Reporter: Pratama Guitarra | Editor: Rizki Caturini
JAKARTA. Komnas HAM meminta PT Freeport Indonesia (PTFI) segera bertanggung jawab atas penyelesaian sengketa tanah hak ulayat Suku Amungme yang sampai saat ini belum juga terpenuhi. Juga, Freeport diminta agar melibatkan tujuh suku lain dalam mempekerjakan karyawan.
Komisioner Subkomisi Pemantauan dan Penyelidikan Komnas Ham, Natalius Pigai menyatakan, sejak tahun 2014 Komnas HAM melakukan pemantauan dan penyelidikan untuk membenarkan apakah pemerintah dan Freeport pernah melakukan transaksi jual beli atas tanah yang dimiliki oleh warga Amungme di wilayah Amungsa. Ini area tambang yang di pakai Freeport saat ini.
"Kalau pernah, berapa nilainya, siapa notarisnya, dan hasilnya ini kami sampaikan kepada Menteri ESDM, Kementerian Agraria, dan kami minta bukti otentik transaksi jual beli," terangnya di Kantor Kementerian ESDM, Selasa (7/3).
Sayangnya Natalius tidak bisa membeberkan berapa nilai hak ulayat tersebut. Ia hanya bilang, hak ulayat tersebut belum diberikan Freeport.
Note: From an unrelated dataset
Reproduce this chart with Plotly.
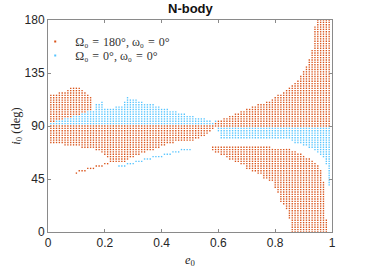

Artinya, sampai saat ini telah terjadi perampasan hak atas masyarakat asli Papua berupa tanah secara sewenang-wenang.
"Baik oleh pemerintah atau Freeport, sehingga harus ada kompensasi baik berupa uang atau berupa saham dalam pengelolaan Freeport di masa yang akan datang," ungkapnya.
Komnas HAM sangat perhatian terhadap keterlibatan masyarakat lokal yang terdampak di Mimika, terutama posisi mereka dalam perundingan ini. "Kami ingin masyarakat lokal menjadi subyek utama dalam pengelolaan Freeport di masa yang akan datang apakah melalui kontrak karya menjadi IUPK," tandasnya.